In the 1990s, Weigend said, we lived in a "data scarce world." In the 2000s, data grew exponentially, but it also became cheap. Now, in the 2010s, competitive advantage is all about acquiring data that others don't have. The key to effective C2B marketing, he explained, lies in "sniffing the digital exhaust" and following data trails to make marketing to target consumer segments more proactive than reactive. The data-overloaded world we now live in, Weigend said, reveals that the key to C2C success is grounded in the "Four C's of marketing -- content, context, connection and conversation."
The web enables consumers to inform each other's buying decisions; and since birds of a feather like to buy together, there is significant opportunity for marketers to reach into specific, influential consumer groups and attempt to build some affinity toward their product or service.
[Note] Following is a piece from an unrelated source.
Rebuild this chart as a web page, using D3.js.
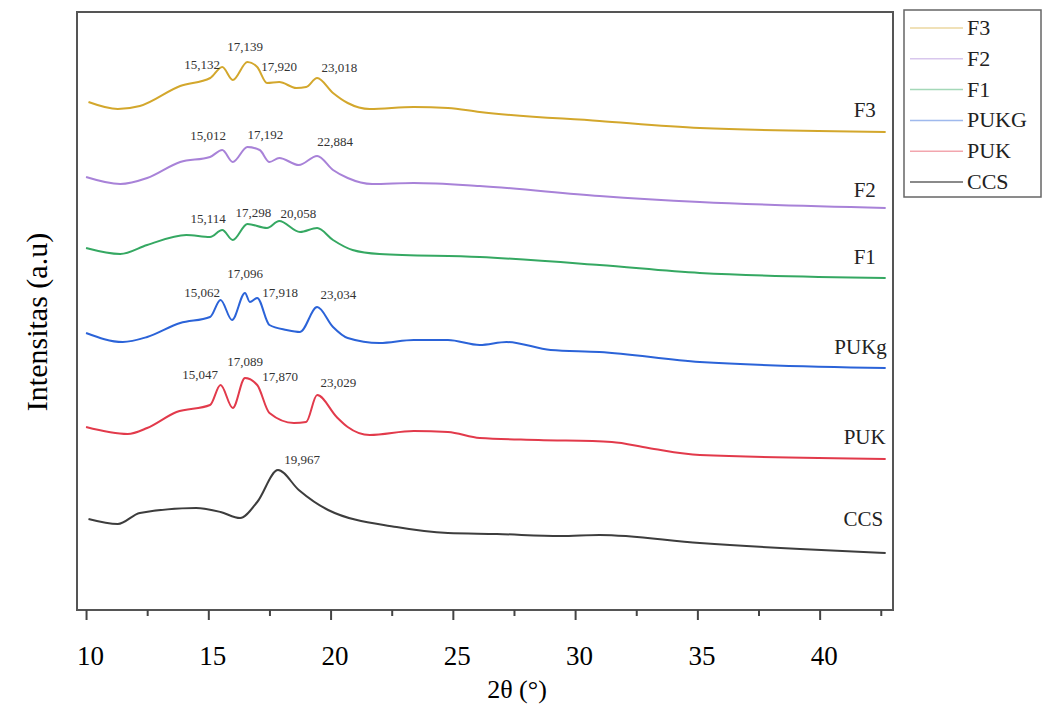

"We have moved from e-business with the firm at the center, to me-business with customer-focused web 2.0, to we-business with a community focus and web 3.0," Weigend said. The web and websites like Twitter enable consumers to share their experiences with the world, so customer service has become a focal point for marketers who want to harness the power and reach of C2W communication.
So what's the bottom line for today's marketers? Weigend offered that success depends on creating, sharing and experimenting with live, web-enriched data about consumer behaviors and experiences and less on the kind of dated or "dead data" often found in spreadsheets that can lead to analysis paralysis.